■ AIM: Within the material below, find each line bearing the word "this" and present it.

■ WORKING DATA:
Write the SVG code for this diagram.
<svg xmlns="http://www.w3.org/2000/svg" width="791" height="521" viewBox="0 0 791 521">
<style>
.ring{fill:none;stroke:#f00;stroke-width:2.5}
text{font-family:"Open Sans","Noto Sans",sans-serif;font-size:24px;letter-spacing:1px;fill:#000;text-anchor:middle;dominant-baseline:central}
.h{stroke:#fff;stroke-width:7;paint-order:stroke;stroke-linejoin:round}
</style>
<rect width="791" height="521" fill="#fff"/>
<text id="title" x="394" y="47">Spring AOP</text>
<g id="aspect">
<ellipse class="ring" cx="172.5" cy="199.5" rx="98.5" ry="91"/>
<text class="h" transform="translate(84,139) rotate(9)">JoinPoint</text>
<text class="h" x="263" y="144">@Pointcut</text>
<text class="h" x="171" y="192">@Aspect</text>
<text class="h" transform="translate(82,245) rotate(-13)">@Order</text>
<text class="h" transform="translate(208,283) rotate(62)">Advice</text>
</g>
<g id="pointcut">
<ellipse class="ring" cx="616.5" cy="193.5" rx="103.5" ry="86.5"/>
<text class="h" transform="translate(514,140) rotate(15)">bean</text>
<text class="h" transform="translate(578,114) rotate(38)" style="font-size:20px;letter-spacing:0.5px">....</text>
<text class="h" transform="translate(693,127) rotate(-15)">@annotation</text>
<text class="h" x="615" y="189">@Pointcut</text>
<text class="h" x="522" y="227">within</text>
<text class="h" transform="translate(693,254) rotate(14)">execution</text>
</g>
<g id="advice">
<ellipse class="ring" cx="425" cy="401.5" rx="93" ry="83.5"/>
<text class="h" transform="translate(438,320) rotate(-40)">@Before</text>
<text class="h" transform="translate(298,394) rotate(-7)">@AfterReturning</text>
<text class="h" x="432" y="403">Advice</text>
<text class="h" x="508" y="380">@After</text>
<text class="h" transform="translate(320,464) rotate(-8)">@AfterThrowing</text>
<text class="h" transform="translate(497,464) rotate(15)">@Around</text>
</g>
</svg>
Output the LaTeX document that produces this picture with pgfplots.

■ THE COMPLETED TASK:
Write the SVG code for this diagram.
Output the LaTeX document that produces this picture with pgfplots.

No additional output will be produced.